> **GIVEN EXERCISE**
Reproduce the listing below in full and without alteration, apart from its pictures.

> **GIVEN DATA**
:::::

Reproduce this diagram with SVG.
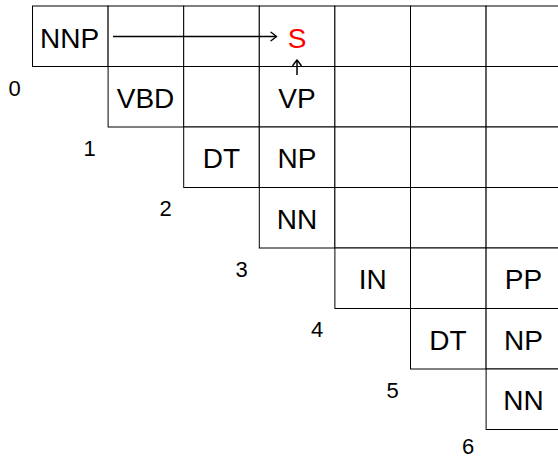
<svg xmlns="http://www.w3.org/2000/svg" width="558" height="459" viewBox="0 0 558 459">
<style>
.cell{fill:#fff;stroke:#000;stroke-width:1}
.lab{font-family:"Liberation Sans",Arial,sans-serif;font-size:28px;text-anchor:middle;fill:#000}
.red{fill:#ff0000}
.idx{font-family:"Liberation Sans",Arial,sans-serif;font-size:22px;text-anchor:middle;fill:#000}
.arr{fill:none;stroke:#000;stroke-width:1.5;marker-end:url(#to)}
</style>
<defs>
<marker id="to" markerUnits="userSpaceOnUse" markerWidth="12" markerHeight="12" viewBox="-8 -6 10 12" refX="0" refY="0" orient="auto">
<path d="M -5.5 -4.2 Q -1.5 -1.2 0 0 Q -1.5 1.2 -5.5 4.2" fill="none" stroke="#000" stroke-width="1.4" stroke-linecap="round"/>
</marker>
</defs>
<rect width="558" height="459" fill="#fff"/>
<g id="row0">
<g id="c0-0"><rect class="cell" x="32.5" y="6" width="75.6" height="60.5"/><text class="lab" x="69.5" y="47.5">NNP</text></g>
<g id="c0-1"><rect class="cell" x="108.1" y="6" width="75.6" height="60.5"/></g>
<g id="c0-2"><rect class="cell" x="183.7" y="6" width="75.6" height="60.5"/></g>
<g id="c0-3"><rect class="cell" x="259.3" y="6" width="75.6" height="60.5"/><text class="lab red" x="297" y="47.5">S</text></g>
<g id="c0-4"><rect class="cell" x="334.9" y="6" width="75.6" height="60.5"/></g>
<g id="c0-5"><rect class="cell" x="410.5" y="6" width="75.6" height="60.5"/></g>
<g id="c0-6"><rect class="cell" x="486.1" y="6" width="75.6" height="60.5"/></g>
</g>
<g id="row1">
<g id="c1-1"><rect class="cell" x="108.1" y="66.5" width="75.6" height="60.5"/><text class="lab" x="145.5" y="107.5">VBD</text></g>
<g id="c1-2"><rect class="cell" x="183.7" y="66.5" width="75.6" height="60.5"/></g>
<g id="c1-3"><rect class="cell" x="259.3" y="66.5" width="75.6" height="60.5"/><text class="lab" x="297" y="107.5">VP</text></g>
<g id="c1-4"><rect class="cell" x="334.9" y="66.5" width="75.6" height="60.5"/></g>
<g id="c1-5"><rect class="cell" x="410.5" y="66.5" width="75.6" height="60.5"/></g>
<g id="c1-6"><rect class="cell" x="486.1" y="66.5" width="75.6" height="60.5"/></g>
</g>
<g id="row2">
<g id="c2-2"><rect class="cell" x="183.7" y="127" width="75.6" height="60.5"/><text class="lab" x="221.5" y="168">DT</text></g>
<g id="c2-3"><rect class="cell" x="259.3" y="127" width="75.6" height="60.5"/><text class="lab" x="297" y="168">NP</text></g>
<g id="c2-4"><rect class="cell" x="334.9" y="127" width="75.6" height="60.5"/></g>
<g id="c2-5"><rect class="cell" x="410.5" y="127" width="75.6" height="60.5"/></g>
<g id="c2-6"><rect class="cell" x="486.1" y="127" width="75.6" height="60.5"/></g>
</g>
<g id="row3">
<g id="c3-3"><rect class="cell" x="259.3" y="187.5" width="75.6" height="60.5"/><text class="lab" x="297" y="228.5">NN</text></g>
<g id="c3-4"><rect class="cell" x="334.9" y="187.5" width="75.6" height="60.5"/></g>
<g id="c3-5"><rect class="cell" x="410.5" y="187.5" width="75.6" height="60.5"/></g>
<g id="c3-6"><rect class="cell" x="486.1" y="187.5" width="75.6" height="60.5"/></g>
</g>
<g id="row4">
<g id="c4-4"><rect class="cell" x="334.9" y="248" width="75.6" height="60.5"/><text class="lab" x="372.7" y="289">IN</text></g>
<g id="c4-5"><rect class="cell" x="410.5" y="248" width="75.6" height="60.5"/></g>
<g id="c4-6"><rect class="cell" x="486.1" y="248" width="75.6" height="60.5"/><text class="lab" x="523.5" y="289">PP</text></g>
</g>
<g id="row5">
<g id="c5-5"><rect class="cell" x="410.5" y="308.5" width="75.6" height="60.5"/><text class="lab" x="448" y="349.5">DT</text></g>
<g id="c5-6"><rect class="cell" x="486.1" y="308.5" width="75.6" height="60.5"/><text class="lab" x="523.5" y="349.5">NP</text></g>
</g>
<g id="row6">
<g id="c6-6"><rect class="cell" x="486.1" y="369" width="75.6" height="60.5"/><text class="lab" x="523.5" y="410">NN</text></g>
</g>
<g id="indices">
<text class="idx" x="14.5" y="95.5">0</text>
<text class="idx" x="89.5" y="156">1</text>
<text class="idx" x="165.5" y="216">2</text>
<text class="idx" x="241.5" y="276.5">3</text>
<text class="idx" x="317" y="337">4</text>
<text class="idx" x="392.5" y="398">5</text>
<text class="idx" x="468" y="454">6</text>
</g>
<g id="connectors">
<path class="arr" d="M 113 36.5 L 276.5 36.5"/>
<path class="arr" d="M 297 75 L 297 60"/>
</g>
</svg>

:::::

> **SOLVED EXERCISE**
Reproduce this diagram with SVG.
<svg xmlns="http://www.w3.org/2000/svg" width="558" height="459" viewBox="0 0 558 459">
<style>
.cell{fill:#fff;stroke:#000;stroke-width:1}
.lab{font-family:"Liberation Sans",Arial,sans-serif;font-size:28px;text-anchor:middle;fill:#000}
.red{fill:#ff0000}
.idx{font-family:"Liberation Sans",Arial,sans-serif;font-size:22px;text-anchor:middle;fill:#000}
.arr{fill:none;stroke:#000;stroke-width:1.5;marker-end:url(#to)}
</style>
<defs>
<marker id="to" markerUnits="userSpaceOnUse" markerWidth="12" markerHeight="12" viewBox="-8 -6 10 12" refX="0" refY="0" orient="auto">
<path d="M -5.5 -4.2 Q -1.5 -1.2 0 0 Q -1.5 1.2 -5.5 4.2" fill="none" stroke="#000" stroke-width="1.4" stroke-linecap="round"/>
</marker>
</defs>
<rect width="558" height="459" fill="#fff"/>
<g id="row0">
<g id="c0-0"><rect class="cell" x="32.5" y="6" width="75.6" height="60.5"/><text class="lab" x="69.5" y="47.5">NNP</text></g>
<g id="c0-1"><rect class="cell" x="108.1" y="6" width="75.6" height="60.5"/></g>
<g id="c0-2"><rect class="cell" x="183.7" y="6" width="75.6" height="60.5"/></g>
<g id="c0-3"><rect class="cell" x="259.3" y="6" width="75.6" height="60.5"/><text class="lab red" x="297" y="47.5">S</text></g>
<g id="c0-4"><rect class="cell" x="334.9" y="6" width="75.6" height="60.5"/></g>
<g id="c0-5"><rect class="cell" x="410.5" y="6" width="75.6" height="60.5"/></g>
<g id="c0-6"><rect class="cell" x="486.1" y="6" width="75.6" height="60.5"/></g>
</g>
<g id="row1">
<g id="c1-1"><rect class="cell" x="108.1" y="66.5" width="75.6" height="60.5"/><text class="lab" x="145.5" y="107.5">VBD</text></g>
<g id="c1-2"><rect class="cell" x="183.7" y="66.5" width="75.6" height="60.5"/></g>
<g id="c1-3"><rect class="cell" x="259.3" y="66.5" width="75.6" height="60.5"/><text class="lab" x="297" y="107.5">VP</text></g>
<g id="c1-4"><rect class="cell" x="334.9" y="66.5" width="75.6" height="60.5"/></g>
<g id="c1-5"><rect class="cell" x="410.5" y="66.5" width="75.6" height="60.5"/></g>
<g id="c1-6"><rect class="cell" x="486.1" y="66.5" width="75.6" height="60.5"/></g>
</g>
<g id="row2">
<g id="c2-2"><rect class="cell" x="183.7" y="127" width="75.6" height="60.5"/><text class="lab" x="221.5" y="168">DT</text></g>
<g id="c2-3"><rect class="cell" x="259.3" y="127" width="75.6" height="60.5"/><text class="lab" x="297" y="168">NP</text></g>
<g id="c2-4"><rect class="cell" x="334.9" y="127" width="75.6" height="60.5"/></g>
<g id="c2-5"><rect class="cell" x="410.5" y="127" width="75.6" height="60.5"/></g>
<g id="c2-6"><rect class="cell" x="486.1" y="127" width="75.6" height="60.5"/></g>
</g>
<g id="row3">
<g id="c3-3"><rect class="cell" x="259.3" y="187.5" width="75.6" height="60.5"/><text class="lab" x="297" y="228.5">NN</text></g>
<g id="c3-4"><rect class="cell" x="334.9" y="187.5" width="75.6" height="60.5"/></g>
<g id="c3-5"><rect class="cell" x="410.5" y="187.5" width="75.6" height="60.5"/></g>
<g id="c3-6"><rect class="cell" x="486.1" y="187.5" width="75.6" height="60.5"/></g>
</g>
<g id="row4">
<g id="c4-4"><rect class="cell" x="334.9" y="248" width="75.6" height="60.5"/><text class="lab" x="372.7" y="289">IN</text></g>
<g id="c4-5"><rect class="cell" x="410.5" y="248" width="75.6" height="60.5"/></g>
<g id="c4-6"><rect class="cell" x="486.1" y="248" width="75.6" height="60.5"/><text class="lab" x="523.5" y="289">PP</text></g>
</g>
<g id="row5">
<g id="c5-5"><rect class="cell" x="410.5" y="308.5" width="75.6" height="60.5"/><text class="lab" x="448" y="349.5">DT</text></g>
<g id="c5-6"><rect class="cell" x="486.1" y="308.5" width="75.6" height="60.5"/><text class="lab" x="523.5" y="349.5">NP</text></g>
</g>
<g id="row6">
<g id="c6-6"><rect class="cell" x="486.1" y="369" width="75.6" height="60.5"/><text class="lab" x="523.5" y="410">NN</text></g>
</g>
<g id="indices">
<text class="idx" x="14.5" y="95.5">0</text>
<text class="idx" x="89.5" y="156">1</text>
<text class="idx" x="165.5" y="216">2</text>
<text class="idx" x="241.5" y="276.5">3</text>
<text class="idx" x="317" y="337">4</text>
<text class="idx" x="392.5" y="398">5</text>
<text class="idx" x="468" y="454">6</text>
</g>
<g id="connectors">
<path class="arr" d="M 113 36.5 L 276.5 36.5"/>
<path class="arr" d="M 297 75 L 297 60"/>
</g>
</svg>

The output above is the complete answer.